What is asked ▸ Repeat the listing that follows, character for character, minus the pictures.

# # # # #

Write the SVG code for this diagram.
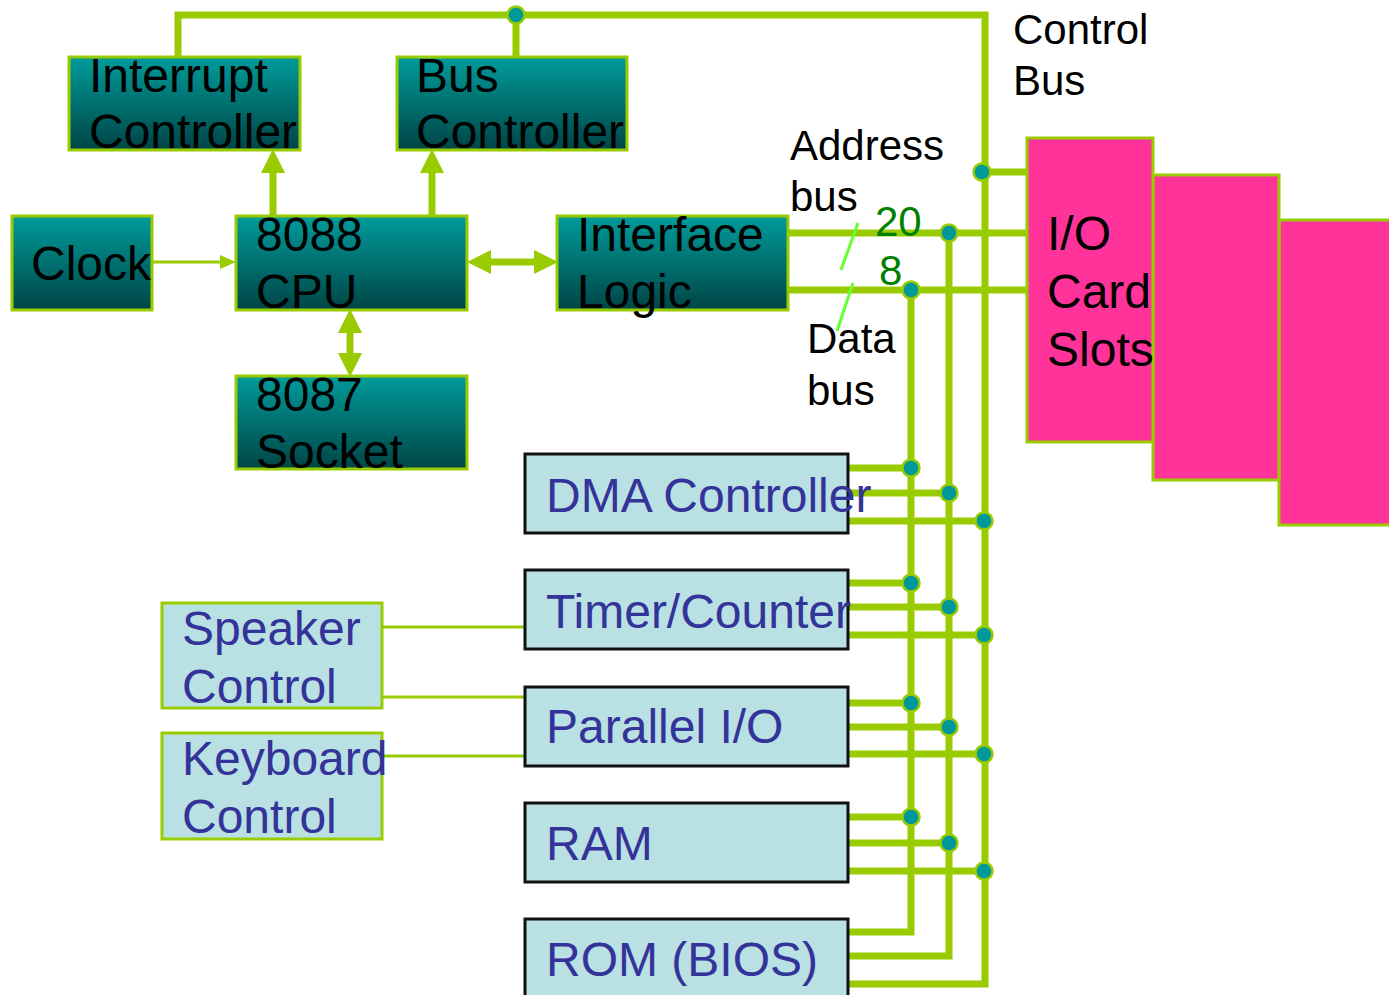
<svg xmlns="http://www.w3.org/2000/svg" width="1389" height="995" viewBox="0 0 1389 995">
  <defs>
    <linearGradient id="teal" x1="0" y1="0" x2="0" y2="1">
      <stop offset="0" stop-color="#009b9b"/>
      <stop offset="1" stop-color="#004545"/>
    </linearGradient>
    <marker id="head" viewBox="0 0 24 24" refX="0" refY="12" markerWidth="24" markerHeight="24" markerUnits="userSpaceOnUse" orient="auto-start-reverse">
      <path d="M0,0 L24,12 L0,24 Z" fill="#99cc00"/>
    </marker>
    <marker id="smallhead" viewBox="0 0 16 14" refX="0" refY="7" markerWidth="16" markerHeight="14" markerUnits="userSpaceOnUse" orient="auto">
      <path d="M0,0 L16,7 L0,14 Z" fill="#99cc00"/>
    </marker>
  </defs>
  <style>
    .chip rect { fill: url(#teal); stroke: #99cc00; stroke-width: 3; }
    .chip text { font-family: "Liberation Sans", Arial, sans-serif; font-size: 48px; fill: #000; }
    .dev rect { fill: #b9e0e3; stroke: #111; stroke-width: 3; }
    .dev text, .aux text { font-family: "Liberation Sans", Arial, sans-serif; font-size: 48px; fill: #333399; }
    .aux rect { fill: #b9e0e3; stroke: #99cc00; stroke-width: 3; }
    .slot rect { fill: #ff3399; stroke: #99cc00; stroke-width: 3; }
    .slot text { font-family: "Liberation Sans", Arial, sans-serif; font-size: 48px; fill: #000; }
    .lbl { font-family: "Liberation Sans", Arial, sans-serif; font-size: 42px; fill: #000; }
    .cnt { font-family: "Liberation Sans", Arial, sans-serif; font-size: 42px; fill: #008000; }
    .bus { fill: none; stroke: #99cc00; stroke-width: 7; stroke-linejoin: miter; }
    .thin { fill: none; stroke: #99cc00; stroke-width: 3; }
    .tick { stroke: #66ff33; stroke-width: 3; }
    .dot { fill: #009999; stroke: #99cc00; stroke-width: 2.5; }
  </style>

  <g id="connectors">
    <!-- control bus: interrupt controller over the top and down the right side -->
    <path class="bus" d="M178,56 V15 H985 V984 H848"/>
    <path class="bus" d="M516,56 V15"/>
    <path class="bus" d="M985,172 H1027"/>
    <!-- address bus -->
    <path class="bus" d="M788,233 H1027"/>
    <path class="bus" d="M949,233 V956 H848"/>
    <!-- data bus -->
    <path class="bus" d="M788,290 H1027"/>
    <path class="bus" d="M911,290 V932 H848"/>

    <!-- device taps: data, address, control -->
    <path class="bus" d="M848,468 H911 M848,493 H949 M848,521 H985"/>
    <path class="bus" d="M848,583 H911 M848,607 H949 M848,635 H985"/>
    <path class="bus" d="M848,703 H911 M848,727 H949 M848,754 H985"/>
    <path class="bus" d="M848,817 H911 M848,843 H949 M848,871 H985"/>

    <!-- CPU links -->
    <path class="bus" d="M273,216 V173" marker-end="url(#head)"/>
    <path class="bus" d="M432,216 V173" marker-end="url(#head)"/>
    <path class="bus" d="M491,262 H534" marker-start="url(#head)" marker-end="url(#head)"/>
    <path class="bus" d="M350,333 V353" marker-start="url(#head)" marker-end="url(#head)"/>
    <path class="thin" d="M152,262 H220" marker-end="url(#smallhead)"/>

    <!-- peripheral control lines -->
    <path class="thin" d="M382,627 H525 M382,697 H525 M382,756 H525"/>

    <!-- bus width ticks -->
    <line class="tick" x1="858" y1="223" x2="841" y2="270"/>
    <line class="tick" x1="853" y1="283" x2="837" y2="331"/>

    <!-- junctions -->
    <circle class="dot" cx="516" cy="15" r="8.5"/>
    <circle class="dot" cx="982" cy="172" r="8.5"/>
    <circle class="dot" cx="949" cy="233" r="8.5"/>
    <circle class="dot" cx="911" cy="290" r="8.5"/>
    <circle class="dot" cx="911" cy="468" r="8.5"/>
    <circle class="dot" cx="949" cy="493" r="8.5"/>
    <circle class="dot" cx="984" cy="521" r="8.5"/>
    <circle class="dot" cx="911" cy="583" r="8.5"/>
    <circle class="dot" cx="949" cy="607" r="8.5"/>
    <circle class="dot" cx="984" cy="635" r="8.5"/>
    <circle class="dot" cx="911" cy="703" r="8.5"/>
    <circle class="dot" cx="949" cy="727" r="8.5"/>
    <circle class="dot" cx="984" cy="754" r="8.5"/>
    <circle class="dot" cx="911" cy="817" r="8.5"/>
    <circle class="dot" cx="949" cy="843" r="8.5"/>
    <circle class="dot" cx="984" cy="871" r="8.5"/>
  </g>

  <!-- bus labels -->
  <g id="labels">
    <text class="lbl" x="1013" y="44">Control</text>
    <text class="lbl" x="1013" y="95">Bus</text>
    <text class="lbl" x="790" y="160">Address</text>
    <text class="lbl" x="790" y="211">bus</text>
    <text class="lbl" x="807" y="353">Data</text>
    <text class="lbl" x="807" y="405">bus</text>
    <text class="cnt" x="875" y="236">20</text>
    <text class="cnt" x="879" y="285">8</text>
  </g>

  <g id="interrupt-controller" class="chip">
    <rect x="69" y="57" width="231" height="93"/>
    <text x="89" y="92">Interrupt</text>
    <text x="89" y="148">Controller</text>
  </g>
  <g id="bus-controller" class="chip">
    <rect x="397" y="57" width="230" height="93"/>
    <text x="416" y="92">Bus</text>
    <text x="416" y="148">Controller</text>
  </g>
  <g id="clock" class="chip">
    <rect x="12" y="216" width="140" height="94"/>
    <text x="31" y="280">Clock</text>
  </g>
  <g id="cpu" class="chip">
    <rect x="236" y="216" width="231" height="94"/>
    <text x="256" y="251">8088</text>
    <text x="256" y="308">CPU</text>
  </g>
  <g id="interface-logic" class="chip">
    <rect x="557" y="216" width="231" height="94"/>
    <text x="577" y="251">Interface</text>
    <text x="577" y="308">Logic</text>
  </g>
  <g id="fpu-socket" class="chip">
    <rect x="236" y="376" width="231" height="93"/>
    <text x="256" y="411">8087</text>
    <text x="256" y="468">Socket</text>
  </g>

  <g id="io-slots" class="slot">
    <rect x="1279" y="220" width="115" height="305"/>
    <rect x="1153" y="175" width="126" height="305"/>
    <rect x="1027" y="138" width="126" height="304"/>
    <text x="1047" y="250">I/O</text>
    <text x="1047" y="308">Card</text>
    <text x="1047" y="366">Slots</text>
  </g>

  <g id="dma" class="dev">
    <rect x="525" y="454" width="323" height="79"/>
    <text x="546" y="512">DMA Controller</text>
  </g>
  <g id="timer" class="dev">
    <rect x="525" y="570" width="323" height="79"/>
    <text x="546" y="628">Timer/Counter</text>
  </g>
  <g id="parallel-io" class="dev">
    <rect x="525" y="687" width="323" height="79"/>
    <text x="546" y="743">Parallel I/O</text>
  </g>
  <g id="ram" class="dev">
    <rect x="525" y="803" width="323" height="79"/>
    <text x="546" y="860">RAM</text>
  </g>
  <g id="rom" class="dev">
    <rect x="525" y="919" width="323" height="90"/>
    <text x="546" y="976">ROM (BIOS)</text>
  </g>

  <g id="speaker-control" class="aux">
    <rect x="162" y="603" width="220" height="105"/>
    <text x="182" y="645">Speaker</text>
    <text x="182" y="703">Control</text>
  </g>
  <g id="keyboard-control" class="aux">
    <rect x="162" y="733" width="220" height="106"/>
    <text x="182" y="775">Keyboard</text>
    <text x="182" y="833">Control</text>
  </g>
</svg>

# # # # #

Exercise result ▸
Write the SVG code for this diagram.
<svg xmlns="http://www.w3.org/2000/svg" width="1389" height="995" viewBox="0 0 1389 995">
  <defs>
    <linearGradient id="teal" x1="0" y1="0" x2="0" y2="1">
      <stop offset="0" stop-color="#009b9b"/>
      <stop offset="1" stop-color="#004545"/>
    </linearGradient>
    <marker id="head" viewBox="0 0 24 24" refX="0" refY="12" markerWidth="24" markerHeight="24" markerUnits="userSpaceOnUse" orient="auto-start-reverse">
      <path d="M0,0 L24,12 L0,24 Z" fill="#99cc00"/>
    </marker>
    <marker id="smallhead" viewBox="0 0 16 14" refX="0" refY="7" markerWidth="16" markerHeight="14" markerUnits="userSpaceOnUse" orient="auto">
      <path d="M0,0 L16,7 L0,14 Z" fill="#99cc00"/>
    </marker>
  </defs>
  <style>
    .chip rect { fill: url(#teal); stroke: #99cc00; stroke-width: 3; }
    .chip text { font-family: "Liberation Sans", Arial, sans-serif; font-size: 48px; fill: #000; }
    .dev rect { fill: #b9e0e3; stroke: #111; stroke-width: 3; }
    .dev text, .aux text { font-family: "Liberation Sans", Arial, sans-serif; font-size: 48px; fill: #333399; }
    .aux rect { fill: #b9e0e3; stroke: #99cc00; stroke-width: 3; }
    .slot rect { fill: #ff3399; stroke: #99cc00; stroke-width: 3; }
    .slot text { font-family: "Liberation Sans", Arial, sans-serif; font-size: 48px; fill: #000; }
    .lbl { font-family: "Liberation Sans", Arial, sans-serif; font-size: 42px; fill: #000; }
    .cnt { font-family: "Liberation Sans", Arial, sans-serif; font-size: 42px; fill: #008000; }
    .bus { fill: none; stroke: #99cc00; stroke-width: 7; stroke-linejoin: miter; }
    .thin { fill: none; stroke: #99cc00; stroke-width: 3; }
    .tick { stroke: #66ff33; stroke-width: 3; }
    .dot { fill: #009999; stroke: #99cc00; stroke-width: 2.5; }
  </style>

  <g id="connectors">
    <!-- control bus: interrupt controller over the top and down the right side -->
    <path class="bus" d="M178,56 V15 H985 V984 H848"/>
    <path class="bus" d="M516,56 V15"/>
    <path class="bus" d="M985,172 H1027"/>
    <!-- address bus -->
    <path class="bus" d="M788,233 H1027"/>
    <path class="bus" d="M949,233 V956 H848"/>
    <!-- data bus -->
    <path class="bus" d="M788,290 H1027"/>
    <path class="bus" d="M911,290 V932 H848"/>

    <!-- device taps: data, address, control -->
    <path class="bus" d="M848,468 H911 M848,493 H949 M848,521 H985"/>
    <path class="bus" d="M848,583 H911 M848,607 H949 M848,635 H985"/>
    <path class="bus" d="M848,703 H911 M848,727 H949 M848,754 H985"/>
    <path class="bus" d="M848,817 H911 M848,843 H949 M848,871 H985"/>

    <!-- CPU links -->
    <path class="bus" d="M273,216 V173" marker-end="url(#head)"/>
    <path class="bus" d="M432,216 V173" marker-end="url(#head)"/>
    <path class="bus" d="M491,262 H534" marker-start="url(#head)" marker-end="url(#head)"/>
    <path class="bus" d="M350,333 V353" marker-start="url(#head)" marker-end="url(#head)"/>
    <path class="thin" d="M152,262 H220" marker-end="url(#smallhead)"/>

    <!-- peripheral control lines -->
    <path class="thin" d="M382,627 H525 M382,697 H525 M382,756 H525"/>

    <!-- bus width ticks -->
    <line class="tick" x1="858" y1="223" x2="841" y2="270"/>
    <line class="tick" x1="853" y1="283" x2="837" y2="331"/>

    <!-- junctions -->
    <circle class="dot" cx="516" cy="15" r="8.5"/>
    <circle class="dot" cx="982" cy="172" r="8.5"/>
    <circle class="dot" cx="949" cy="233" r="8.5"/>
    <circle class="dot" cx="911" cy="290" r="8.5"/>
    <circle class="dot" cx="911" cy="468" r="8.5"/>
    <circle class="dot" cx="949" cy="493" r="8.5"/>
    <circle class="dot" cx="984" cy="521" r="8.5"/>
    <circle class="dot" cx="911" cy="583" r="8.5"/>
    <circle class="dot" cx="949" cy="607" r="8.5"/>
    <circle class="dot" cx="984" cy="635" r="8.5"/>
    <circle class="dot" cx="911" cy="703" r="8.5"/>
    <circle class="dot" cx="949" cy="727" r="8.5"/>
    <circle class="dot" cx="984" cy="754" r="8.5"/>
    <circle class="dot" cx="911" cy="817" r="8.5"/>
    <circle class="dot" cx="949" cy="843" r="8.5"/>
    <circle class="dot" cx="984" cy="871" r="8.5"/>
  </g>

  <!-- bus labels -->
  <g id="labels">
    <text class="lbl" x="1013" y="44">Control</text>
    <text class="lbl" x="1013" y="95">Bus</text>
    <text class="lbl" x="790" y="160">Address</text>
    <text class="lbl" x="790" y="211">bus</text>
    <text class="lbl" x="807" y="353">Data</text>
    <text class="lbl" x="807" y="405">bus</text>
    <text class="cnt" x="875" y="236">20</text>
    <text class="cnt" x="879" y="285">8</text>
  </g>

  <g id="interrupt-controller" class="chip">
    <rect x="69" y="57" width="231" height="93"/>
    <text x="89" y="92">Interrupt</text>
    <text x="89" y="148">Controller</text>
  </g>
  <g id="bus-controller" class="chip">
    <rect x="397" y="57" width="230" height="93"/>
    <text x="416" y="92">Bus</text>
    <text x="416" y="148">Controller</text>
  </g>
  <g id="clock" class="chip">
    <rect x="12" y="216" width="140" height="94"/>
    <text x="31" y="280">Clock</text>
  </g>
  <g id="cpu" class="chip">
    <rect x="236" y="216" width="231" height="94"/>
    <text x="256" y="251">8088</text>
    <text x="256" y="308">CPU</text>
  </g>
  <g id="interface-logic" class="chip">
    <rect x="557" y="216" width="231" height="94"/>
    <text x="577" y="251">Interface</text>
    <text x="577" y="308">Logic</text>
  </g>
  <g id="fpu-socket" class="chip">
    <rect x="236" y="376" width="231" height="93"/>
    <text x="256" y="411">8087</text>
    <text x="256" y="468">Socket</text>
  </g>

  <g id="io-slots" class="slot">
    <rect x="1279" y="220" width="115" height="305"/>
    <rect x="1153" y="175" width="126" height="305"/>
    <rect x="1027" y="138" width="126" height="304"/>
    <text x="1047" y="250">I/O</text>
    <text x="1047" y="308">Card</text>
    <text x="1047" y="366">Slots</text>
  </g>

  <g id="dma" class="dev">
    <rect x="525" y="454" width="323" height="79"/>
    <text x="546" y="512">DMA Controller</text>
  </g>
  <g id="timer" class="dev">
    <rect x="525" y="570" width="323" height="79"/>
    <text x="546" y="628">Timer/Counter</text>
  </g>
  <g id="parallel-io" class="dev">
    <rect x="525" y="687" width="323" height="79"/>
    <text x="546" y="743">Parallel I/O</text>
  </g>
  <g id="ram" class="dev">
    <rect x="525" y="803" width="323" height="79"/>
    <text x="546" y="860">RAM</text>
  </g>
  <g id="rom" class="dev">
    <rect x="525" y="919" width="323" height="90"/>
    <text x="546" y="976">ROM (BIOS)</text>
  </g>

  <g id="speaker-control" class="aux">
    <rect x="162" y="603" width="220" height="105"/>
    <text x="182" y="645">Speaker</text>
    <text x="182" y="703">Control</text>
  </g>
  <g id="keyboard-control" class="aux">
    <rect x="162" y="733" width="220" height="106"/>
    <text x="182" y="775">Keyboard</text>
    <text x="182" y="833">Control</text>
  </g>
</svg>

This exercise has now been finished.